Commissions are an issue with many. At times, a client will quibble over whether the agency actually did enough work on the account to earn a commission. Clients sometimes don't compare the "easy" collection with the number of difficult and complex matters that the collector worked on that couldn't or didn't result in fee.

Along this line, many clients do not have a set program for reporting payments which are made directly to them. This results in the agency having to call the client for payment information, and in fact collect the account twice, once from the debtor, and once from the client. Reporting payments on a consistent basis will avoid those end-of-month calls asking to check specific accounts and could also enhance the agency client relationship.

Managing and Motivating is also an important area. Mistakes are made when managers are too busy to work closely with their agencies. On-site visits should be conducted and audits or operational reviews will help both the agency and the client understand the progress towards mutually agreed upon expectations. If on-site visits are not possible, the credit professional can maintain a presence by monthly publication of statistics regarding the agencies and phone conversations.

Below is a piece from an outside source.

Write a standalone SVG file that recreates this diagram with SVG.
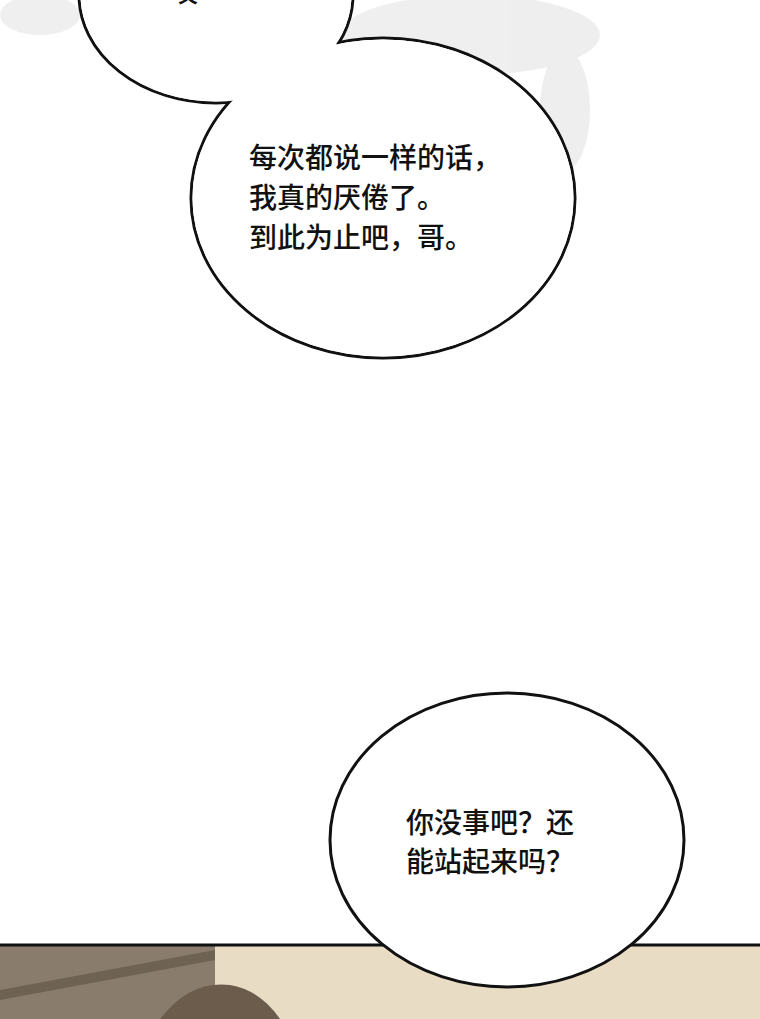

Occasionally, debtor payments can be checked. Internal auditors may suggest that the debtor payments be checked with a random debtor verification letter. Often, when second placement agencies are used, the client will soon find out if the debtor paid the first agency. It doesn't take long to find out if payments were made and not reported if the account goes to a second agency.

Sometimes credit managers prefer an agency relationship that is based on intimidation. This is really an old style mistake. Today's credit professionals are working not by intimidation but by establishing a long term partnership with the agency.

Measurement of agency performance has, in the past, been difficult. Often, without internally generated numbers, credit managers had to rely on agency-generated statistics. There are some inherent problems in this. For one, agencies tend to report their information differently. Some agencies will take bankrupt accounts out of the numbers, some don't. Some take disputed accounts out of the numbers, some don't. Credit professionals never quite know what is in or out of the numbers unless they can generate their own.

Historical averages and industry trends are also difficult measures to use when looking at your agency's performance. Too many changes have taken place recently to believe that historical numbers will be useful for long. Also, industry averages suffer because clients within industries do not operate the same, or place accounts the same, or measure agencies the same. There are too many variables inherent in these numbers to make them a viable tool.

Another fallacy in measurement is not comparing the recovery from the year and month it was placed to the year and month the payments were made.

When remittance checks for today are compared with the placements for this month, agencies and clients fool themselves with a false sense of security and measurement. To increase recoveries, just reduce the placements for the month. If your usual placement is about $100,000 per month with collections of $10,000 per month, try placing only $50,000 for May and you'll probably still have recoveries close to $10,000 on May's check. That way, you increase recoveries from 10% to 20% overnight. Batch tracking measurements to date of placement is the only way a credit professional can determine results with any degree of accuracy. (Of course, this assumes the fair and comparable placements discussed earlier.)

A dozen common mistakes were highlighted so that they might be avoided. By learning from others mistakes, we can work toward a better agency management program and relationship. Taking time to review the mistakes and plan your own agency management program means work. There are certainly other items that can pop up in place of this process. Without a strategic long term plan clients will continue to make some of the basic mistakes listed above. And, agencies will continue to collect money. But maximizing performance from agencies and achieving the highest recovery means moving past the traditional "collect it" and toward a strategic plan of agency management.